By Jim EllisNov. 18, 2019 — Louisiana Gov. John Bel Edwards (D) defied typical southern electoral history on Saturday as an incumbent winning a run-off election. Usually, when an office holder is forced into a run-off because he or she failed to secure majority support in the primary election, that individual loses the secondary vote. Not so, for Gov. Edwards as he scored a 51.3 – 48.7 percent victory over Baton Rouge developer Eddie Rispone (R).
Late polling suggested a different outcome, as the latest data proposed a trend line where Rispone might have well gone over the top. A new JMC Analytics poll (Nov. 12-13; 600 likely Louisiana voters) showed that Baton Rouge developer Rispone could slip past Gov. Edwards by a 46-45 percent count. The one-point margin was not particularly significant, since the result meant the two candidates were locked in a virtual tie, but the aggregate late-polling trend was more telling.

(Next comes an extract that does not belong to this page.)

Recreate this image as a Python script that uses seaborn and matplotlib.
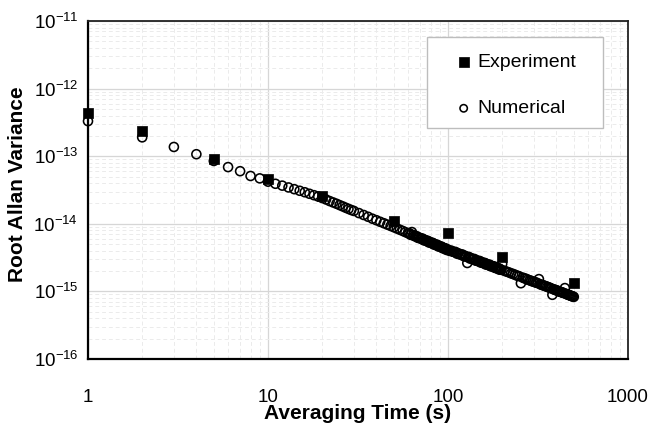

Since Nov. 1, five studies have been publicly released from five different pollsters and each find the spread ranging from a flat tie to four points. But even the four-point margin, 50-46 percent from Targoz Market Research (Nov. 7-13; 803 likely Louisiana voters) in Edwards’ favor, is inconsistent with the others. Removing this poll, with its strong sample size but long sampling period, means the average percentage difference between the two candidates from the four remaining surveys is only 1.25.
The actual turnout said something different, however, and the first clue came from early voting. According to the latest count on Thursday night, 46 percent of the early votes were coming from Democrats as compared to 38 percent from Republicans. In the jungle primary election, the Democratic early voting advantage was only 44-41 percent, and the GOP candidates secured 52 percent of the vote.
The Daily Kos Elections site authors calculated the percentages that Gov. Edwards would need to attain in key parishes in order to reach 50 percent. We see that the governor reached his projected benchmark in 13 of the 15 representative parishes selected, which accounts for his statewide total.
Over 1.5 million voters participated in the election, meaning a turnout percentage of 50.7 percent of registered voters. This was up 4.8 percent from the recorded primary turnout figure. Four years ago, when Gov. Edwards was first elected in defeating then-US Sen. David Vitter (R), just 40.2 percent of registered Louisiana voters cast their ballots.
Rispone centered his campaign around attacking Edwards over Louisiana ranking near the bottom of state statistics in job creation, and that he was fully in President Trump’s camp. The President came to the state to hold one of his rallies for Rispone, but even this did not help engender a victory.
Edwards’ campaign contended that Louisiana is in the top 10 of fastest growing state economies, that the $2 billion deficit the governor inherited is now a surplus and that was accomplished while increasing teacher pay and expanding Medicare.
Once again, Republicans did not counter with a healthcare alternative as a contrast to the government program, which cost them. If this election related to the upcoming national campaign in any way it portends that Republicans cannot win support in the healthcare debate simply by advocating that the current programs end.
Kentucky Gov. Matt Bevin (R) officially conceded his election more than a week after Election Day, thus suspending any further recounts of the Nov. 5 result. Attorney General Andy Beshear (D) won the contest with a margin of just 5,086 votes from more than 1.4 million ballots cast, or less than one-half of one percentage point. Interestingly, even though losing the statewide vote, Gov. Bevin carried 96 of the state’s 120 counties. Prior to the 2015 election, Beshear’s father, Steve Beshear (D), was twice elected the state’s chief executive and served for eight years.